YOUR GOAL: Would you retype all of these records exactly?
==== DATA EXCERPTS ====
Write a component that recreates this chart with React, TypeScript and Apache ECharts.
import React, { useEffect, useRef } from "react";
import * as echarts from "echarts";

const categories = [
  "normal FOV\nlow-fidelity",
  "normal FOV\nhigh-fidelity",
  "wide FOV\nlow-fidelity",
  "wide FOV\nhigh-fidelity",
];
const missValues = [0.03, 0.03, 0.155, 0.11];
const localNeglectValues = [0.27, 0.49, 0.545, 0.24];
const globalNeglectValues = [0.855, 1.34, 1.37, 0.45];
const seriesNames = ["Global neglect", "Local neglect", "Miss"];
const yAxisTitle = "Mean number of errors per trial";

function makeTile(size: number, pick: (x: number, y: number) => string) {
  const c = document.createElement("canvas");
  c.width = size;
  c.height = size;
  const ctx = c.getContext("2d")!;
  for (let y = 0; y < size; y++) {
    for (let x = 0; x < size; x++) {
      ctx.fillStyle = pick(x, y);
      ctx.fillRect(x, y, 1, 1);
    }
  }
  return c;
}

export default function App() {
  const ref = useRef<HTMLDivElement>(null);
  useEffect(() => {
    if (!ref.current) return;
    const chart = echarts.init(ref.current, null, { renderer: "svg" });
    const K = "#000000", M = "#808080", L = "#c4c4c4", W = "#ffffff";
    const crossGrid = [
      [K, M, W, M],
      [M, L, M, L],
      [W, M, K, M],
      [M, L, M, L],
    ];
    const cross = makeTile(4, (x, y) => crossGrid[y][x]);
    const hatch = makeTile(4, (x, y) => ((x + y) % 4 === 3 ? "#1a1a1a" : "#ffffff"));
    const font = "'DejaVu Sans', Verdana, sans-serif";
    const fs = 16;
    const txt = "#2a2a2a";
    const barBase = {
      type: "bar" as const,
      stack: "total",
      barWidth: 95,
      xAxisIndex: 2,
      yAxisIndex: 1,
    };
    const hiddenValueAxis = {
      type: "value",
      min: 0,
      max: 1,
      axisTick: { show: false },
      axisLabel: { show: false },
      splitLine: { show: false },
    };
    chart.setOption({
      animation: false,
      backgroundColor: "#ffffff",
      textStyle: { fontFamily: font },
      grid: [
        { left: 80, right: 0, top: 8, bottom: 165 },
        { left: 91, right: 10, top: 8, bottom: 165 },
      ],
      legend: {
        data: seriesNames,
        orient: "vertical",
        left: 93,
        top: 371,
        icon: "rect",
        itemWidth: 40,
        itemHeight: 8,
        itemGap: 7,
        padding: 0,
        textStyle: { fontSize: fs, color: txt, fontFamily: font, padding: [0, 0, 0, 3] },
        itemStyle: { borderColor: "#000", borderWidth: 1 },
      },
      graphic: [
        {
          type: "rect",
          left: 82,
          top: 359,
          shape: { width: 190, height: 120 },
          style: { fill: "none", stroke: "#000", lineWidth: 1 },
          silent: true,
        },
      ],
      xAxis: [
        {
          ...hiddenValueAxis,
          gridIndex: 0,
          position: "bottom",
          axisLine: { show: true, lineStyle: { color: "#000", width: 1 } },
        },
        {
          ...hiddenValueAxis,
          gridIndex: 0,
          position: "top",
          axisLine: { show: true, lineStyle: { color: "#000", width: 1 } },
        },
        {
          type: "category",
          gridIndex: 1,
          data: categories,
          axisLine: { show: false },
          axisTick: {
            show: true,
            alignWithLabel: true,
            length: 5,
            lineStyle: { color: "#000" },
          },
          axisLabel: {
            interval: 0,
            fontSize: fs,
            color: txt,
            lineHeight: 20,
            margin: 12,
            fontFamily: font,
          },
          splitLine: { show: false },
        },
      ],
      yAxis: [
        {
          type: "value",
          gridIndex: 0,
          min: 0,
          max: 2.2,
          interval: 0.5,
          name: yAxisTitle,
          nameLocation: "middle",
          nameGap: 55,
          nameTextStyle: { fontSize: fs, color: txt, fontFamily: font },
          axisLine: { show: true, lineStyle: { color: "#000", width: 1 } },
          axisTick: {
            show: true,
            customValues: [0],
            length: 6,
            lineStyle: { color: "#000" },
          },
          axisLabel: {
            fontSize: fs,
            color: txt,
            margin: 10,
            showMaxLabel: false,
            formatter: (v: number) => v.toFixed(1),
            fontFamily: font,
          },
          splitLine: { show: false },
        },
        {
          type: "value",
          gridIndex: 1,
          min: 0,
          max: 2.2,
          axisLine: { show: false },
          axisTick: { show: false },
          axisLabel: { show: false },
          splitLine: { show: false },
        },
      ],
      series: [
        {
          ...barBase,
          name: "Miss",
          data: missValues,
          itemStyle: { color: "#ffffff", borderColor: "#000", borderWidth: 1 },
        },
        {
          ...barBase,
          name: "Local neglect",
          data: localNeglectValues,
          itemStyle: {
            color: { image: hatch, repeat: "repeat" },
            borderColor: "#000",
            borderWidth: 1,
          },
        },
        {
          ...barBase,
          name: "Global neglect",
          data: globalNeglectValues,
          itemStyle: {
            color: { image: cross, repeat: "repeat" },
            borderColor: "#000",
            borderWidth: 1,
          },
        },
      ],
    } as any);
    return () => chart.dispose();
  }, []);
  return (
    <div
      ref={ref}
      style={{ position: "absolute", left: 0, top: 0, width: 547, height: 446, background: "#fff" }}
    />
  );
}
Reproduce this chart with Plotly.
====
FULL RESPONSE:
Write a component that recreates this chart with React, TypeScript and Apache ECharts.
import React, { useEffect, useRef } from "react";
import * as echarts from "echarts";

const categories = [
  "normal FOV\nlow-fidelity",
  "normal FOV\nhigh-fidelity",
  "wide FOV\nlow-fidelity",
  "wide FOV\nhigh-fidelity",
];
const missValues = [0.03, 0.03, 0.155, 0.11];
const localNeglectValues = [0.27, 0.49, 0.545, 0.24];
const globalNeglectValues = [0.855, 1.34, 1.37, 0.45];
const seriesNames = ["Global neglect", "Local neglect", "Miss"];
const yAxisTitle = "Mean number of errors per trial";

function makeTile(size: number, pick: (x: number, y: number) => string) {
  const c = document.createElement("canvas");
  c.width = size;
  c.height = size;
  const ctx = c.getContext("2d")!;
  for (let y = 0; y < size; y++) {
    for (let x = 0; x < size; x++) {
      ctx.fillStyle = pick(x, y);
      ctx.fillRect(x, y, 1, 1);
    }
  }
  return c;
}

export default function App() {
  const ref = useRef<HTMLDivElement>(null);
  useEffect(() => {
    if (!ref.current) return;
    const chart = echarts.init(ref.current, null, { renderer: "svg" });
    const K = "#000000", M = "#808080", L = "#c4c4c4", W = "#ffffff";
    const crossGrid = [
      [K, M, W, M],
      [M, L, M, L],
      [W, M, K, M],
      [M, L, M, L],
    ];
    const cross = makeTile(4, (x, y) => crossGrid[y][x]);
    const hatch = makeTile(4, (x, y) => ((x + y) % 4 === 3 ? "#1a1a1a" : "#ffffff"));
    const font = "'DejaVu Sans', Verdana, sans-serif";
    const fs = 16;
    const txt = "#2a2a2a";
    const barBase = {
      type: "bar" as const,
      stack: "total",
      barWidth: 95,
      xAxisIndex: 2,
      yAxisIndex: 1,
    };
    const hiddenValueAxis = {
      type: "value",
      min: 0,
      max: 1,
      axisTick: { show: false },
      axisLabel: { show: false },
      splitLine: { show: false },
    };
    chart.setOption({
      animation: false,
      backgroundColor: "#ffffff",
      textStyle: { fontFamily: font },
      grid: [
        { left: 80, right: 0, top: 8, bottom: 165 },
        { left: 91, right: 10, top: 8, bottom: 165 },
      ],
      legend: {
        data: seriesNames,
        orient: "vertical",
        left: 93,
        top: 371,
        icon: "rect",
        itemWidth: 40,
        itemHeight: 8,
        itemGap: 7,
        padding: 0,
        textStyle: { fontSize: fs, color: txt, fontFamily: font, padding: [0, 0, 0, 3] },
        itemStyle: { borderColor: "#000", borderWidth: 1 },
      },
      graphic: [
        {
          type: "rect",
          left: 82,
          top: 359,
          shape: { width: 190, height: 120 },
          style: { fill: "none", stroke: "#000", lineWidth: 1 },
          silent: true,
        },
      ],
      xAxis: [
        {
          ...hiddenValueAxis,
          gridIndex: 0,
          position: "bottom",
          axisLine: { show: true, lineStyle: { color: "#000", width: 1 } },
        },
        {
          ...hiddenValueAxis,
          gridIndex: 0,
          position: "top",
          axisLine: { show: true, lineStyle: { color: "#000", width: 1 } },
        },
        {
          type: "category",
          gridIndex: 1,
          data: categories,
          axisLine: { show: false },
          axisTick: {
            show: true,
            alignWithLabel: true,
            length: 5,
            lineStyle: { color: "#000" },
          },
          axisLabel: {
            interval: 0,
            fontSize: fs,
            color: txt,
            lineHeight: 20,
            margin: 12,
            fontFamily: font,
          },
          splitLine: { show: false },
        },
      ],
      yAxis: [
        {
          type: "value",
          gridIndex: 0,
          min: 0,
          max: 2.2,
          interval: 0.5,
          name: yAxisTitle,
          nameLocation: "middle",
          nameGap: 55,
          nameTextStyle: { fontSize: fs, color: txt, fontFamily: font },
          axisLine: { show: true, lineStyle: { color: "#000", width: 1 } },
          axisTick: {
            show: true,
            customValues: [0],
            length: 6,
            lineStyle: { color: "#000" },
          },
          axisLabel: {
            fontSize: fs,
            color: txt,
            margin: 10,
            showMaxLabel: false,
            formatter: (v: number) => v.toFixed(1),
            fontFamily: font,
          },
          splitLine: { show: false },
        },
        {
          type: "value",
          gridIndex: 1,
          min: 0,
          max: 2.2,
          axisLine: { show: false },
          axisTick: { show: false },
          axisLabel: { show: false },
          splitLine: { show: false },
        },
      ],
      series: [
        {
          ...barBase,
          name: "Miss",
          data: missValues,
          itemStyle: { color: "#ffffff", borderColor: "#000", borderWidth: 1 },
        },
        {
          ...barBase,
          name: "Local neglect",
          data: localNeglectValues,
          itemStyle: {
            color: { image: hatch, repeat: "repeat" },
            borderColor: "#000",
            borderWidth: 1,
          },
        },
        {
          ...barBase,
          name: "Global neglect",
          data: globalNeglectValues,
          itemStyle: {
            color: { image: cross, repeat: "repeat" },
            borderColor: "#000",
            borderWidth: 1,
          },
        },
      ],
    } as any);
    return () => chart.dispose();
  }, []);
  return (
    <div
      ref={ref}
      style={{ position: "absolute", left: 0, top: 0, width: 547, height: 446, background: "#fff" }}
    />
  );
}
Reproduce this chart with Plotly.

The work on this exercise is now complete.